» **AIM**
Transcribe every line from the top down to the line with "from bokeh.resources import INLINE", both ends included, but not the pictures.

» **SUPPLIED INFORMATION**
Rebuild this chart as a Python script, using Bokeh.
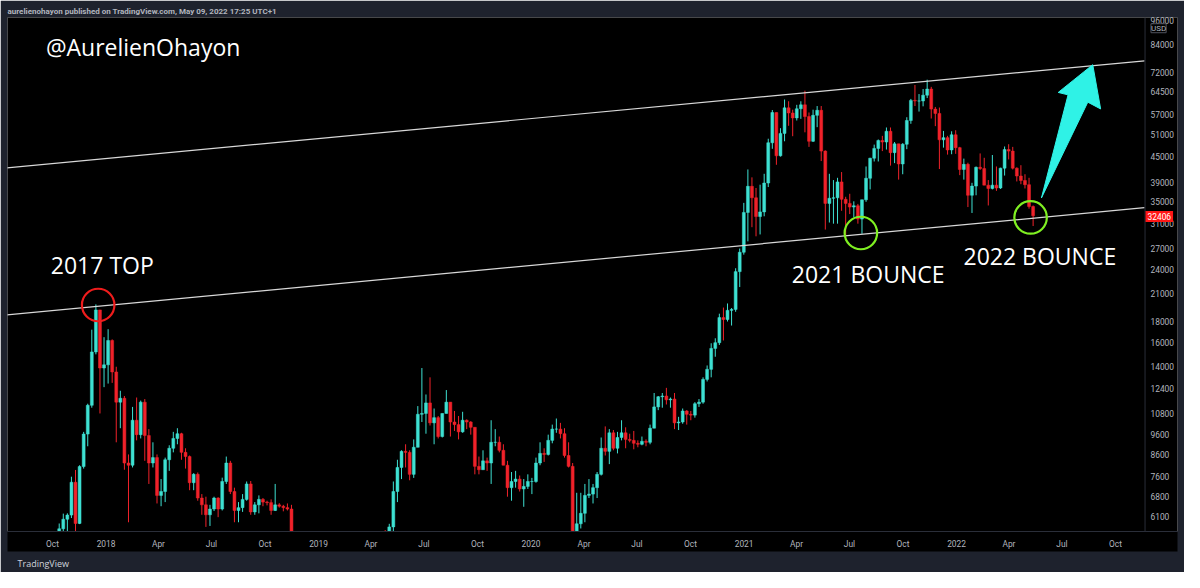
import numpy as np
import pandas as pd
from bokeh.plotting import figure
from bokeh.models import (Range1d, FixedTicker, NumeralTickFormatter, Label, ColumnDataSource,
                          Title, Span)
from bokeh.embed import file_html
from bokeh.resources import INLINE

# ---------------- data: weekly BTC/USD candles ----------------
first_week = "2017-10-02"
first_open = 4390
week_high = [
    # 2017
    4620, 5860, 6190, 6200, 7600, 7890, 8100, 9750, 11400, 17200, 19800, 19200, 16500,
    # 2018
    17250, 16300, 14000, 12250, 11900, 8600, 11200, 11800, 11600, 11700, 9900, 9200, 8600,
    7500, 8450, 9050, 9750, 9950, 9700, 8900, 8550, 7750, 7780, 6900, 6800, 6500, 6800,
    6780, 7560, 8500, 8300, 7150, 6600, 6900, 7400, 7420, 6600, 6850, 6750, 6650, 6700,
    7300, 6560, 6500, 6550, 6500, 5550, 4350, 4200, 3600, 4200, 4250, 4100,
    # 2019
    4100, 3750, 3650, 3600, 3700, 3700, 4200, 3950, 3950, 4100, 4100, 4150, 5300, 5470,
    5600, 5650, 5850, 7400, 8350, 8800, 9100, 8800, 9350, 11250, 13900, 12000, 13200,
    11100, 10650, 10800, 12300, 11500, 10950, 10650, 10900, 10450, 10350, 10000, 8500,
    8800, 8450, 10400, 9900, 9500, 9100, 8300, 7800, 7850, 7650, 7500, 7700, 7550,
    # 2020
    8450, 9200, 8900, 9600, 10150, 10500, 10250, 9950, 9200, 8200, 6950, 6950, 7300, 7500,
    7300, 7800, 9450, 10050, 9900, 9850, 9750, 10400, 10000, 9650, 9800, 9300, 9500, 9350,
    10150, 12100, 11900, 12100, 12450, 11800, 12100, 10600, 11100, 11000, 10950, 11500,
    11700, 13200, 14100, 15950, 16400, 18800, 19450, 19900, 19400, 24200, 27000, 34800,
    # 2021
    41900, 40100, 37800, 38500, 40900, 49700, 58300, 57500, 52700, 61800, 61200, 58400,
    60000, 61200, 64900, 57500, 58400, 59600, 59600, 46600, 40900, 39500, 40000, 41300,
    36000, 36600, 35100, 34600, 34500, 42600, 44700, 48100, 49500, 50500, 52900, 52900,
    48800, 48000, 48500, 56000, 62000, 67000, 63700, 65500, 69000, 66300, 59300, 59100,
    51900, 50500, 51800, 52100,
    # 2022
    47500, 44500, 43500, 38900, 42600, 45800, 44700, 39500, 45400, 42600, 42300, 47600,
    48200, 47500, 42400, 42900, 40800, 40000, 34300,
]
week_low = [
    # 2017
    4160, 4560, 5100, 5460, 6040, 5550, 5840, 7950, 9000, 11150, 15000, 10800, 12500,
    # 2018
    12750, 12800, 9200, 9950, 7900, 5900, 8000, 9300, 9400, 8300, 7300, 8000, 6550, 6450,
    6600, 7850, 8700, 9100, 8350, 7950, 7050, 7050, 6650, 6150, 5750, 5780, 6280, 6070,
    6300, 7300, 6900, 5900, 5900, 6250, 6650, 6150, 6150, 6200, 6450, 6480, 6150, 6280,
    6400, 6270, 6300, 5300, 3550, 3700, 3300, 3200, 3250, 3550, 3700,
    # 2019
    3550, 3500, 3450, 3380, 3370, 3550, 3620, 3700, 3700, 3850, 3950, 3900, 4100, 4900,
    5000, 5100, 5150, 5600, 6600, 7500, 8000, 7450, 7550, 8950, 10300, 9650, 10100, 9100,
    9400, 9450, 10800, 9500, 9800, 9350, 9700, 9900, 9600, 7700, 7700, 7900, 7850, 7300,
    9000, 8700, 8100, 6800, 6650, 7150, 7000, 6430, 7100, 6900,
    # 2020
    7350, 8100, 8250, 8550, 9150, 9700, 9400, 8450, 8000, 3800, 4400, 5700, 5900, 6750,
    6550, 6750, 7650, 8550, 8150, 8800, 8650, 9300, 8900, 9200, 8850, 8950, 9050, 9000,
    9100, 9950, 11000, 11150, 11350, 11150, 9900, 9850, 10200, 10150, 10400, 10550, 11200,
    11400, 12900, 13200, 14800, 15800, 16200, 18000, 17600, 19000, 21800, 26100,
    # 2021
    28100, 30400, 28900, 29200, 32300, 38000, 47000, 43000, 45000, 49000, 53400, 50400,
    55000, 55500, 51500, 47500, 48800, 53000, 43900, 30000, 31200, 31000, 31000, 33300,
    28800, 32700, 32100, 31000, 29300, 35000, 37500, 43800, 43800, 46400, 46800, 42800,
    43400, 39600, 40800, 46900, 54000, 59600, 57800, 59500, 62300, 55600, 53300, 42000,
    47300, 45500, 45600, 45700,
    # 2022
    40600, 39600, 34000, 32900, 36300, 41800, 39500, 34300, 37500, 37200, 37600, 40500,
    44300, 41900, 39200, 38600, 37700, 33700, 30600,
]
week_close = [
    # 2017
    4610, 5690, 6000, 6140, 7370, 5860, 8040, 9630, 11300, 15200, 19200, 13900, 14150,
    # 2018
    16200, 13600, 11500, 11750, 8200, 8100, 10400, 9600, 11500, 9550, 8200, 8450, 6850,
    7000, 8350, 8900, 9400, 9650, 8700, 8500, 7350, 7700, 6750, 6500, 6150, 6350, 6750,
    6350, 7400, 8200, 7000, 6300, 6400, 6700, 7300, 6250, 6500, 6700, 6600, 6580, 6300,
    6500, 6450, 6400, 6350, 5550, 4000, 4150, 3600, 3250, 4000, 3900, 4030,
    # 2019
    3550, 3550, 3550, 3420, 3650, 3650, 3850, 3850, 3900, 4000, 4050, 4100, 5050, 5050,
    5300, 5200, 5750, 7000, 8000, 8750, 8700, 7700, 8950, 10750, 10800, 11450, 10250,
    10550, 9500, 10800, 11500, 10300, 10150, 9750, 10400, 10300, 10000, 8050, 7900, 8300,
    8200, 9200, 9200, 8800, 8100, 7150, 7400, 7500, 7100, 7200, 7400, 7400,
    # 2020
    8200, 8650, 8600, 9300, 9900, 9900, 9650, 8550, 8050, 5350, 5850, 6200, 6850, 6900,
    7150, 7700, 8900, 8750, 9700, 8900, 9450, 9700, 9350, 9300, 9150, 9100, 9250, 9200,
    9950, 11200, 11850, 11900, 11650, 11700, 10250, 10300, 10950, 10750, 10700, 11400,
    11500, 13050, 13800, 15500, 16000, 18400, 18200, 19150, 19250, 23750, 26450, 33000,
    # 2021
    38150, 35800, 32250, 33100, 38850, 48600, 57500, 45200, 51200, 59000, 57350, 55800,
    58700, 60000, 56200, 49000, 56600, 58200, 46400, 34700, 35700, 35800, 39100, 35500,
    34700, 34000, 34250, 31800, 35400, 39900, 44600, 47100, 49200, 48800, 51800, 46000,
    48300, 43200, 48200, 55000, 61500, 61300, 61300, 63300, 65500, 58600, 57200, 49400,
    50000, 46700, 50800, 47300,
    # 2022
    41900, 43100, 36300, 38200, 42400, 42100, 38400, 37700, 38400, 37800, 42200, 46800,
    46400, 42200, 40400, 39400, 38500, 34100, 32406,
]
last_price = 32406

x_tick_dates = ["2017-10-01", "2018-01-01", "2018-04-01", "2018-07-01", "2018-10-01",
                "2019-01-01", "2019-04-01", "2019-07-01", "2019-10-01", "2020-01-01",
                "2020-04-01", "2020-07-01", "2020-10-01", "2021-01-01", "2021-04-01",
                "2021-07-01", "2021-10-01", "2022-01-01", "2022-04-01", "2022-07-01",
                "2022-10-01"]
x_tick_labels = ["Oct", "2018", "Apr", "Jul", "Oct", "2019", "Apr", "Jul", "Oct", "2020",
                 "Apr", "Jul", "Oct", "2021", "Apr", "Jul", "Oct", "2022", "Apr", "Jul", "Oct"]
y_tick_values = [6100, 6800, 7600, 8600, 9600, 10800, 12400, 14000, 16000, 18000, 21000,
                 24000, 27000, 31000, 35000, 39000, 45000, 51000, 57000, 64500, 72000,
                 84000, 96000]

# ---------------- helpers ----------------
DAY_MS = 86400000.0
W, H = 1184, 572
SX, SY = W / 1200.0, H / 588.0      # figure px per reference px


def ms(ts):
    return pd.Timestamp(ts).value / 1e6


# reference-pixel -> data mapping (used only to place annotations / frame edges)
def dx(px):
    return ms(pd.Timestamp("2018-01-01") + pd.Timedelta(days=(px - 107) / 0.59))


def dy(py):
    return 10 ** (np.log10(84000) - (py - 45) / 426.0)


UP = "#3ee0d2"
DOWN = "#f0222a"
BG = "#000000"
PANEL = "#1e222d"
AXIS_TXT = "#b2b5be"
SEP = "#2a2e39"

weeks = pd.date_range(first_week, periods=len(week_close), freq="7D")
opens = [first_open] + week_close[:-1]
centers = [ms(w) + 3.5 * DAY_MS for w in weeks]
src = ColumnDataSource(dict(
    x=centers,
    top=[max(o, c) for o, c in zip(opens, week_close)],
    bottom=[min(o, c) for o, c in zip(opens, week_close)],
    high=[max(h, o, c) for h, o, c in zip(week_high, opens, week_close)],
    low=[min(l, o, c) for l, o, c in zip(week_low, opens, week_close)],
    color=[UP if c >= o else DOWN for o, c in zip(opens, week_close)],
))

# frame: figure x 7..1177, y 17..531
FL, FR, FT, FB = 7, 1177, 17, 531
p = figure(width=W, height=H, x_axis_type="datetime", y_axis_type="log",
           y_axis_location="right",
           x_range=Range1d(dx(FL / SX), dx(FR / SX)),
           y_range=Range1d(dy(FB / SY), dy(FT / SY)),
           output_backend="svg", toolbar_location=None,
           min_border_left=FL, min_border_right=W - FR, min_border_top=FT,
           min_border_bottom=H - FB,
           background_fill_color=BG, border_fill_color=PANEL, outline_line_color=None)
p.grid.visible = False

# header / footer
p.title = Title(text="aurelienohayon published on TradingView.com, May 09, 2022 17:25 UTC+1",
                align="left", text_font="Roboto", text_font_size="8px",
                text_font_style="bold", text_color=AXIS_TXT, standoff=4, offset=0)
p.add_layout(Title(text="TradingView", align="left", text_font="Open Sans",
                   text_font_size="9px", text_font_style="normal", text_color="#d1d4dc",
                   standoff=6, offset=10), "below")

# axes
p.yaxis.ticker = FixedTicker(ticks=y_tick_values)
p.yaxis.formatter = NumeralTickFormatter(format="0")
p.xaxis.ticker = FixedTicker(ticks=[ms(d) for d in x_tick_dates])
p.xaxis.major_label_overrides = {ms(d): lab for d, lab in zip(x_tick_dates, x_tick_labels)}
for ax in (p.xaxis[0], p.yaxis[0]):
    ax.major_tick_line_color = None
    ax.minor_tick_line_color = None
    ax.major_tick_out = 0
    ax.major_tick_in = 0
    ax.minor_tick_out = 0
    ax.minor_tick_in = 0
    ax.axis_line_color = SEP
    ax.major_label_text_color = AXIS_TXT
    ax.major_label_text_font = "Roboto"
    ax.major_label_text_font_size = "8.4px"
    try:
        ax.background_fill_color = BG
    except Exception:
        pass
p.yaxis.axis_line_color = None
# price scale labels sit in the black strip at the right side of the pane
p.yaxis.major_label_standoff = -27
p.xaxis.major_label_standoff = 7

# price-scale separator
p.add_layout(Span(location=dx(1160), dimension="height", line_color=SEP, line_width=1))

# candles
p.segment(x0="x", y0="low", x1="x", y1="high", line_color="color", line_width=1, source=src)
p.vbar(x="x", width=5 * DAY_MS, top="top", bottom="bottom", fill_color="color",
       line_color="color", line_width=0.5, source=src)

# channel lines
for (x0, y0), (x1, y1) in [((0, 172.7), (1159.5, 62.0)), ((0, 323.7), (1159.5, 213.0))]:
    p.line([dx(x0), dx(x1)], [dy(y0), dy(y1)], line_color="#d8d8d8", line_width=1.2)

# circles
p.scatter([dx(99)], [dy(313)], marker="circle", size=32.5, fill_color=None,
          line_color="#ee1c1c", line_width=2.2)
p.scatter([dx(872), dx(1044)], [dy(239), dy(223)], marker="circle", size=32.5,
          fill_color=None, line_color="#7fef22", line_width=2.2)

# arrow
arrow_px = [(1055, 203), (1082, 97), (1072, 94.5), (1107, 66), (1115, 111.5), (1102, 104.5)]
p.patch([dx(a) for a, _ in arrow_px], [dy(b) for _, b in arrow_px],
        fill_color="#2ff2e6", line_color="#2ff2e6", line_width=1)

# texts
for txt, px, py in [("@AurelienOhayon", 46, 48), ("2017 TOP", 51, 272),
                    ("2021 BOUNCE", 802, 281), ("2022 BOUNCE", 976, 263)]:
    p.add_layout(Label(x=dx(px), y=dy(py), text=txt, text_color="white",
                       text_font="Open Sans", text_font_size="23px",
                       text_baseline="middle", text_align="left"))

usd = Label(x=dx(1166), y=dy(28.5), text="USD", text_color=AXIS_TXT,
            text_font="Roboto", text_font_size="8px",
            text_baseline="middle", text_align="left",
            border_line_color="#50535e", background_fill_color=BG)
tag = Label(x=dx(1160.5), y=dy(222), text=f"{last_price}", text_color="white",
            text_font="Roboto", text_font_size="8.4px",
            text_baseline="middle", text_align="left",
            background_fill_color="#ff1616")
for lab, pad in ((usd, 1.5), (tag, 2)):
    try:
        lab.padding = pad
    except Exception:
        pass
p.add_layout(usd)
p.add_layout(tag)

html = file_html(p, INLINE)
html = html.replace("<body>", '<body style="background-color:#1e222d;">', 1)
open("out.html", "w").write(html)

» **REPLY TO THE TASK**
Rebuild this chart as a Python script, using Bokeh.
import numpy as np
import pandas as pd
from bokeh.plotting import figure
from bokeh.models import (Range1d, FixedTicker, NumeralTickFormatter, Label, ColumnDataSource,
                          Title, Span)
from bokeh.embed import file_html
from bokeh.resources import INLINE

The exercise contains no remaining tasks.